Il faut préciser que le malin Père Grandet, avait utilisé les fonds produits par la liquidation de la succession pour verser 47% à tous les créanciers, de quoi les mettre en appétit. Le temps passant, certains renoncèrent, oublièrent leurs créances ou finirent par accepter de les solder à 10%, à peine, de leur montant...

Je trouve toutefois que la fin fait un flop, dans ce récit, avec cette pauvre Eugénie promise à une canonisation...Je sentais bien que le Charles, élevé comme un prince, verserait tôt ou tard dans un égoïsme et un cynisme purs et durs, et que son mariage avec une aristocrate ne se ferait pas...

J'avais lu, plus jeune, quelques ouvrages de Balzac : le lys dans la vallée, César Biroteau, le Père Goriot et la peau de chagrin. Je rapproche souvent le Père Goriot du Roi Lear. Deux filles ingrates, dans les deux cas. Mais je me souviens que plus jeune, Balzac m'ennuyait souvent. Aujourd'hui, plus âgé, je prends plaisir à lire ses longues descriptions et ses raisonnements. J'ai fini Eugénie Grandet, et je commence les Paysans. Les premières lignes sont une lettre décrivant un château de province magnifique.
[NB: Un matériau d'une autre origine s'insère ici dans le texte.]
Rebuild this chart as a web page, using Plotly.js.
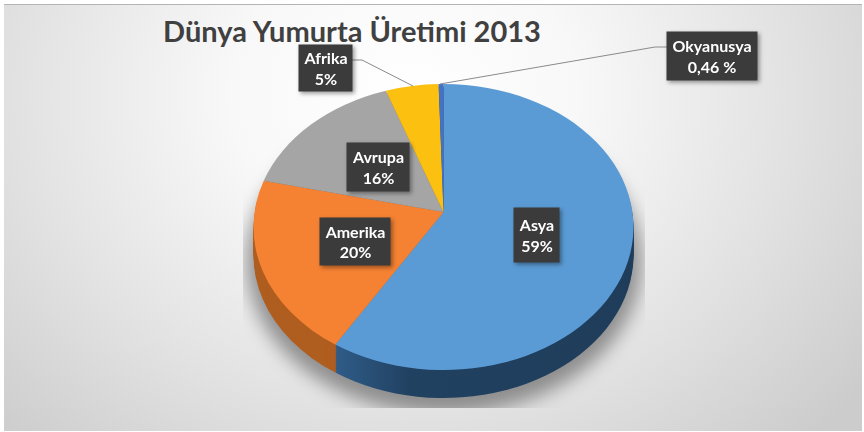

En les lisant, je me vois bien installé dedans :-)

 

Commentaires

  • Moi aussi j'aime bien le père Balzac :-)
    J'avais fait une note de lecture de ce bouquin (moins savante que la tienne !) quand j'étais en quatrième.
    Je m'étais alors renseigné sur les monnaies qui composent le dizain. Balzac avait le sens du détail.
    Pour le Lys dans la vallée, j'ai réussi à en présenter un passage en fac sans avoir lu le roman !
    Mon roman préféré de cet auteur reste la Peau de chagrin.

  • @ Thierry
    En revanche, il y a un truc que je n'ai pas capté dans Eugénie Grandet, c'est le profit que tire de la situation le Père Grandet. A la fin du passage auquel je fais référence, il est question d'une rente à 115 et d'une revente, mais là, je n'ai pas capté...pas même s'il y avait un rapport avec les créances !
    J'aimais bien aussi la peau de chagrin (normal quand on est jeune...).
    Le Lys dans la vallée, je m'en souviens très mal : c'est une histoire d'amour et il y a quelqu'un qui s'appelle Mortsauf dedans (la comtesse, je crois), voilà ce dont je me souviens...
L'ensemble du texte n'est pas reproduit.